It seems as though every decade there are reforms, new curriculums or so-called higher standards coming out of Washington or Albany to make our schools and students perform better. They have been going on in earnest for 30 years now with no end in sight.
When the only constant is a flux mandated from on high, you have to wonder if all the changes are instituted prematurely and are at least partially misdirected.
The latest “new” standards, the Common Core, originated with bureaucrats in Washington, were sent to the states and adapted by bureaucrats in capitals such as Albany. It is not surprising the standards are controversial with parents and educators, because the latter (you know, the people who actually work in classrooms) had little to do with devising them.

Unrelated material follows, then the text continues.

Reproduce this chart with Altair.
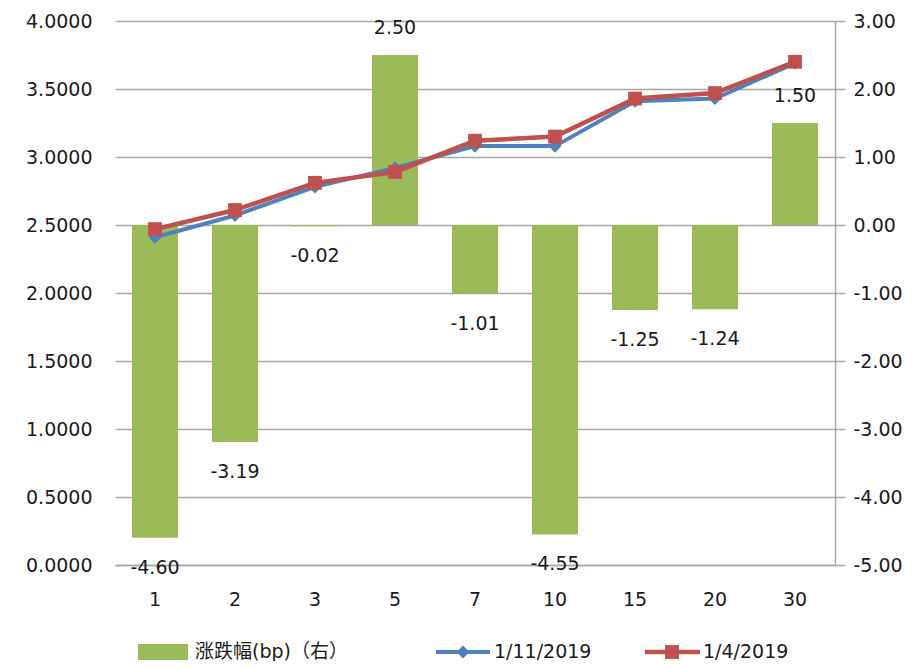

There is nothing wrong with trying to do better with schools and education. Clearly, teaching and learning cannot be a static process, and they require constant evaluation and adaptation.
In the late 1950s, it took the launching of Sputnik by the Russians to lead to put math and science education into sharper focus. A quarter century later, the “A Nation at Risk” study illustrated that our schools had achieved a level of mediocrity that was placing our student achievement below that of many other countries.
While math and science remained a major emphasis, the experts also began asking “why Johnny can’t read.” Or write. Or find places on a world map. Or understand some basic events in U.S. or world history. The report called for higher standards, longer schools days and years, better teacher pay, and, to achieve all this, more school funding.
At that time, the fledgling federal Department of Education was not in the business of telling states or locales how to teach and run schools. In New York, it was up to the state Education Department to document student achievement and raise standards. So began the focus on standardized testing, from elementary school to high school Regents exams, which now has become so controversial.